L'Hop's rule doesnt work and dividing the terms by e^2n doesnt work either. I do not know what process should be used.

2. You have only to consider that is ...

$\displaystyle a_{n} = \frac { e^{n} + e^{-n}}{ e^{2n}-1} = e^{-n}\cdot \frac{ e^{n} + e^{-n}}{ e^{n}-e^{-n}}$ (1)

... and then find the limit when n tends to infinity of the two term of (1)... not very difficult...

Kind regards

$\displaystyle \chi$ $\displaystyle \sigma$

3. $\displaystyle e^{-n}\cdot \frac{ e^{n} + e^{-n}}{ e^{n}-e^{-n}}$
I don't understand how you got that part.

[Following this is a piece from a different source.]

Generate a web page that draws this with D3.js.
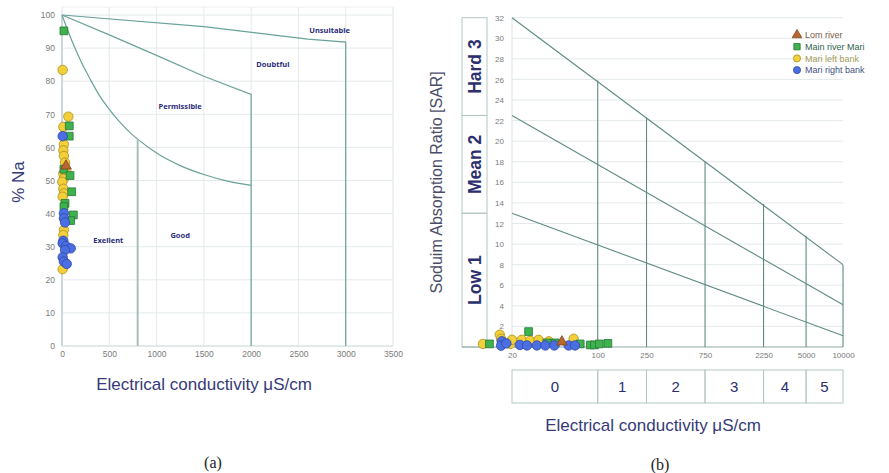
<!DOCTYPE html>
<html>
<head>
<meta charset="utf-8">
<script src="https://cdn.jsdelivr.net/npm/d3@7"></script>
<style>
  body { margin: 0; background: #fff; }
  svg { display: block; font-family: "Liberation Sans", Arial, sans-serif; }
</style>
</head>
<body>
<svg id="chart" width="889" height="473"></svg>
<script>
// ---- panel (a): %Na vs EC (Wilcox) ----
const naTicksX = [0, 500, 1000, 1500, 2000, 2500, 3000, 3500];
const naTicksY = [0, 10, 20, 30, 40, 50, 60, 70, 80, 90, 100];

// zone boundaries [EC, %Na]
const unsuitableLine = [[0, 100], [1500, 96.5], [2600, 92.7], [3000, 91.8], [3000, 0]];
const doubtfulLine = [[0, 100], [500, 94], [1000, 87.8], [1500, 81.5], [2000, 76], [2000, 0]];
const permissibleCurve = [[0, 100], [100, 92.5], [200, 86], [300, 80.5], [400, 75.5], [500, 71.5],
  [600, 68], [700, 65], [800, 62.5], [1000, 58.3], [1250, 54.5], [1500, 51.8], [1750, 49.8], [2000, 48.5]];
const goodLine = [[800, 62.5], [800, 0]];

const zoneLabels = [
  { text: 'Unsuitable', ec: 2830, na: 95.5 },
  { text: 'Doubtful', ec: 2230, na: 85 },
  { text: 'Permissible', ec: 1250, na: 72.5 },
  { text: 'Good', ec: 1250, na: 33.5 },
  { text: 'Exellent', ec: 490, na: 32 }
];

// samples [EC, %Na]
const naLom = [[42, 54.4]];
const naMain = [[20, 95.2], [77, 66.5], [77, 63.4], [20, 53.4], [85, 51.5], [103, 46.6],
  [32, 43.1], [20, 42.1], [120, 39.6], [92, 37.9]];
const naLeft = [[7, 83.4], [67, 69.3], [14, 66.2], [20, 60.9], [14, 59.1], [20, 57.4], [32, 55.4],
  [14, 52.1], [50, 52.4], [20, 50.5], [3, 49.6], [14, 47.5], [20, 46.1], [7, 45.1], [20, 35.1],
  [14, 33.5], [7, 23.2]];
const naRight = [[7, 63.4], [20, 40.1], [20, 38.6], [32, 37.3], [14, 31.8], [7, 31], [42, 30.2],
  [92, 29.5], [32, 29], [7, 26.8], [20, 25.5], [50, 24.8]];

// ---- panel (b): SAR vs EC (USSL) ----
const sarTicksX = [20, 100, 250, 750, 2250, 5000, 10000];
const sarTicksY = [2, 4, 6, 8, 10, 12, 14, 16, 18, 20, 22, 24, 26, 28, 30, 32];
const sarLines = [
  [[20, 32], [10000, 8]],
  [[20, 22.5], [10000, 4.1]],
  [[20, 13], [10000, 1.1]]
];
const sarVerticals = [[100, 25.9], [250, 22.3], [750, 18], [2250, 13.9], [5000, 10.8], [10000, 8]];
const sodiumClasses = [
  { label: 'Low 1', from: 0, to: 13 },
  { label: 'Mean 2', from: 13, to: 22.5 },
  { label: 'Hard 3', from: 22.5, to: 32 }
];
const salinityBounds = [20, 100, 250, 750, 2250, 5000, 10000];
const salinityLabels = ['0', '1', '2', '3', '4', '5'];

// samples [EC, SAR]
const sarLom = [[51, 0.5]];
const sarMain = [[13.1, 0.3], [27.3, 1.5], [38.6, 0.4], [45, 0.4], [72, 0.3], [87, 0.2],
  [94, 0.2], [103, 0.3], [121, 0.35]];
const sarLeft = [[11.6, 0.3], [15.9, 1.2], [16.3, 0.8], [19.4, 0.3], [20, 0.7], [24, 0.7],
  [28.1, 0.6], [32.9, 0.7], [39.9, 0.55], [63.6, 0.8]];
const sarRight = [[16.5, 0.55], [16.3, 0.13], [18, 0.35], [23.2, 0.2], [26.5, 0.15], [31.9, 0.15],
  [37.4, 0.15], [44.3, 0.15], [57.9, 0.15], [65.3, 0.15]];

const seriesNames = ['Lom river', 'Main river Mari', 'Mari left bank', 'Mari right bank'];

const styles = {
  'Lom river': { shape: d3.symbolTriangle, fill: '#b9662f', stroke: '#7c4322', text: '#7a5a48' },
  'Main river Mari': { shape: d3.symbolSquare, fill: '#3fb24c', stroke: '#25763a', text: '#2f5f4a' },
  'Mari left bank': { shape: d3.symbolCircle, fill: '#f3cf3a', stroke: '#a98f1e', text: '#a29a58' },
  'Mari right bank': { shape: d3.symbolCircle, fill: '#4b6fe2', stroke: '#2d48a6', text: '#3f4f82' }
};

const svg = d3.select('#chart');
const gridColor = '#e4eaea';
const titleColor = '#363a78';

function drawPoints(g, data, name, x, y, size) {
  const st = styles[name];
  g.selectAll(null)
    .data(data)
    .enter().append('path')
    .attr('d', d3.symbol().type(st.shape).size(size))
    .attr('transform', d => `translate(${x(d[0])},${y(d[1])})`)
    .attr('fill', st.fill)
    .attr('stroke', st.stroke)
    .attr('stroke-width', 0.8);
}

function styleTicks(g, size) {
  g.select('.domain').remove();
  g.selectAll('text').attr('fill', '#7a7a7a').attr('font-size', size);
}

// ================= panel (a) =================
const xA = d3.scaleLinear().domain([0, 3500]).range([62, 393]);
const yA = d3.scaleLinear().domain([0, 100]).range([346, 15]);
const gA = svg.append('g');

gA.append('rect')
  .attr('x', xA(0)).attr('y', 7)
  .attr('width', xA(3500) - xA(0)).attr('height', yA(0) - 7)
  .attr('fill', 'none').attr('stroke', '#eef2f2');

gA.append('g').selectAll('line')
  .data(naTicksX)
  .enter().append('line')
  .attr('x1', d => xA(d)).attr('x2', d => xA(d))
  .attr('y1', 7).attr('y2', yA(0))
  .attr('stroke', gridColor);

gA.append('g').selectAll('line')
  .data(naTicksY)
  .enter().append('line')
  .attr('x1', xA(0)).attr('x2', xA(3500))
  .attr('y1', d => yA(d)).attr('y2', d => yA(d))
  .attr('stroke', gridColor);

// axis lines
gA.append('line')
  .attr('x1', xA(0)).attr('x2', xA(0)).attr('y1', yA(100)).attr('y2', yA(0))
  .attr('stroke', '#cbd9dc').attr('stroke-width', 2);
gA.append('line')
  .attr('x1', xA(0)).attr('x2', xA(3500)).attr('y1', yA(0)).attr('y2', yA(0))
  .attr('stroke', '#dde6e6').attr('stroke-width', 1.5);

styleTicks(gA.append('g')
  .attr('transform', `translate(0,${yA(0)})`)
  .call(d3.axisBottom(xA).tickValues(naTicksX).tickFormat(d3.format('d')).tickSize(0).tickPadding(5)), 8.5);
styleTicks(gA.append('g')
  .attr('transform', `translate(${xA(0)},0)`)
  .call(d3.axisLeft(yA).tickValues(naTicksY).tickSize(0).tickPadding(7)), 8.5);

const lineA = d3.line().x(d => xA(d[0])).y(d => yA(d[1]));
const curveA = d3.line().x(d => xA(d[0])).y(d => yA(d[1])).curve(d3.curveMonotoneX);
const zoneColor = '#6aa29a';
[unsuitableLine, doubtfulLine].forEach(pts => {
  gA.append('path').attr('d', lineA(pts))
    .attr('fill', 'none').attr('stroke', zoneColor).attr('stroke-width', 1.2);
});
gA.append('path').attr('d', curveA(permissibleCurve))
  .attr('fill', 'none').attr('stroke', zoneColor).attr('stroke-width', 1.2);
gA.append('path').attr('d', lineA(goodLine))
  .attr('fill', 'none').attr('stroke', '#a9bfbc').attr('stroke-width', 2);

gA.append('g').selectAll('text')
  .data(zoneLabels)
  .enter().append('text')
  .attr('x', d => xA(d.ec)).attr('y', d => yA(d.na))
  .attr('text-anchor', 'middle').attr('dy', '0.35em')
  .attr('font-family', '"Noto Sans", sans-serif')
  .attr('font-size', 7.5).attr('font-weight', 'bold')
  .attr('fill', '#2c2c78')
  .text(d => d.text);

const ptsA = gA.append('g');
drawPoints(ptsA, naLeft, 'Mari left bank', xA, yA, 70);
drawPoints(ptsA, naMain, 'Main river Mari', xA, yA, 60);
drawPoints(ptsA, naRight, 'Mari right bank', xA, yA, 70);
drawPoints(ptsA, naLom, 'Lom river', xA, yA, 50);

gA.append('text')
  .attr('transform', 'translate(24,182) rotate(-90)')
  .attr('text-anchor', 'middle')
  .attr('font-size', 17).attr('fill', titleColor)
  .text('% Na');
gA.append('text')
  .attr('x', 204).attr('y', 390)
  .attr('text-anchor', 'middle')
  .attr('font-size', 17).attr('fill', titleColor)
  .text('Electrical conductivity μS/cm');
gA.append('text')
  .attr('x', 213).attr('y', 468)
  .attr('text-anchor', 'middle')
  .attr('font-family', '"Liberation Serif", "DejaVu Serif", serif')
  .attr('font-size', 16).attr('fill', '#222')
  .text('(a)');

// ================= panel (b) =================
const xB = d3.scaleLog().domain([20, 10000]).range([512, 843]);
const yB = d3.scaleLinear().domain([0, 32]).range([347, 17.7]);
const gB = svg.append('g');

gB.append('g').selectAll('line')
  .data(sarTicksY)
  .enter().append('line')
  .attr('x1', xB(20)).attr('x2', xB(10000))
  .attr('y1', d => yB(d)).attr('y2', d => yB(d))
  .attr('stroke', gridColor);
gB.append('line')
  .attr('x1', xB(20)).attr('x2', xB(20)).attr('y1', yB(32)).attr('y2', yB(0))
  .attr('stroke', '#dbe4e4');

styleTicks(gB.append('g')
  .attr('transform', `translate(0,${yB(0)})`)
  .call(d3.axisBottom(xB).tickValues(sarTicksX).tickFormat(d3.format('d')).tickSize(0).tickPadding(5)), 8);
styleTicks(gB.append('g')
  .attr('transform', `translate(${xB(20)},0)`)
  .call(d3.axisLeft(yB).tickValues(sarTicksY).tickSize(0).tickPadding(8)), 8);

// sodium hazard column
const colX0 = 462, colX1 = 487;
const boxColor = '#b3c7c4';
const colG = gB.append('g');
colG.selectAll('rect')
  .data(sodiumClasses)
  .enter().append('rect')
  .attr('x', colX0).attr('width', colX1 - colX0)
  .attr('y', d => yB(d.to)).attr('height', d => yB(d.from) - yB(d.to))
  .attr('fill', 'none').attr('stroke', boxColor);
colG.selectAll('text')
  .data(sodiumClasses)
  .enter().append('text')
  .attr('transform', d => `translate(${(colX0 + colX1) / 2 + 6},${(yB(d.from) + yB(d.to)) / 2}) rotate(-90)`)
  .attr('text-anchor', 'middle')
  .attr('font-size', 17.5).attr('font-weight', 'bold')
  .attr('fill', '#2b2f6e')
  .text(d => d.label);

// x axis base line
gB.append('line')
  .attr('x1', colX0).attr('x2', xB(10000)).attr('y1', yB(0)).attr('y2', yB(0))
  .attr('stroke', '#8fa9a6').attr('stroke-width', 1.2);

const lineB = d3.line().x(d => xB(d[0])).y(d => yB(d[1]));
const hazardColor = '#5f8a84';
sarLines.forEach(pts => {
  gB.append('path').attr('d', lineB(pts))
    .attr('fill', 'none').attr('stroke', hazardColor).attr('stroke-width', 1.1);
});
gB.append('g').selectAll('line')
  .data(sarVerticals)
  .enter().append('line')
  .attr('x1', d => xB(d[0])).attr('x2', d => xB(d[0]))
  .attr('y1', d => yB(d[1])).attr('y2', yB(0))
  .attr('stroke', hazardColor).attr('stroke-width', 1.1);

const ptsB = gB.append('g');
drawPoints(ptsB, sarLeft, 'Mari left bank', xB, yB, 70);
drawPoints(ptsB, sarMain, 'Main river Mari', xB, yB, 60);
drawPoints(ptsB, sarRight, 'Mari right bank', xB, yB, 70);
drawPoints(ptsB, sarLom, 'Lom river', xB, yB, 50);

// salinity class strip
const stripY0 = 370, stripY1 = 403;
const strips = salinityLabels.map((l, i) => ({ label: l, from: salinityBounds[i], to: salinityBounds[i + 1] }));
const stripG = gB.append('g');
stripG.selectAll('rect')
  .data(strips)
  .enter().append('rect')
  .attr('x', d => xB(d.from)).attr('width', d => xB(d.to) - xB(d.from))
  .attr('y', stripY0).attr('height', stripY1 - stripY0)
  .attr('fill', 'none').attr('stroke', boxColor);
stripG.selectAll('text')
  .data(strips)
  .enter().append('text')
  .attr('x', d => (xB(d.from) + xB(d.to)) / 2).attr('y', (stripY0 + stripY1) / 2)
  .attr('dy', '0.36em').attr('text-anchor', 'middle')
  .attr('font-size', 15).attr('fill', '#2b2f6e')
  .text(d => d.label);

// legend
const legend = gB.append('g').attr('transform', 'translate(797,35)');
const legendItems = legend.selectAll('g')
  .data(seriesNames)
  .enter().append('g')
  .attr('transform', (d, i) => `translate(0,${i * 11.7})`);
legendItems.append('path')
  .attr('d', d => d3.symbol().type(styles[d].shape).size(40)())
  .attr('fill', d => styles[d].fill)
  .attr('stroke', d => styles[d].stroke)
  .attr('stroke-width', 0.8);
legendItems.append('text')
  .attr('x', 8).attr('dy', '0.35em')
  .attr('font-size', 9).attr('fill', d => styles[d].text)
  .text(d => d);

gB.append('text')
  .attr('transform', `translate(442,${(yB(0) + yB(32)) / 2}) rotate(-90)`)
  .attr('text-anchor', 'middle')
  .attr('font-size', 16).attr('fill', '#4a4d68')
  .text('Soduim Absorption Ratio [SAR]');
gB.append('text')
  .attr('x', 653).attr('y', 431)
  .attr('text-anchor', 'middle')
  .attr('font-size', 17).attr('fill', titleColor)
  .text('Electrical conductivity μS/cm');
gB.append('text')
  .attr('x', 660).attr('y', 470)
  .attr('text-anchor', 'middle')
  .attr('font-family', '"Liberation Serif", "DejaVu Serif", serif')
  .attr('font-size', 16).attr('fill', '#222')
  .text('(b)');
</script>
</body>
</html>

4. $\displaystyle a_{n} = \frac { e^{n} + e^{-n}}{ e^{2n}-1} = \frac{ e^{n} + e^{-n}}{e^{n}\cdot (e^{n}-e^{-n})}$

... all right?...

Kind regards

$\displaystyle \chi$ $\displaystyle \sigma$

5. Another way to do this is to divide both numerator and denominator by $\displaystyle e^{2n}$:
$\displaystyle \frac{e^{-n}+ e^{-3n}}{1- e^{-2n}}$
Now what happens to all negative powers as n goes to infinity?

6. @HallsofIvy
I did that but i guess my algebra was off. Your process works, thanks.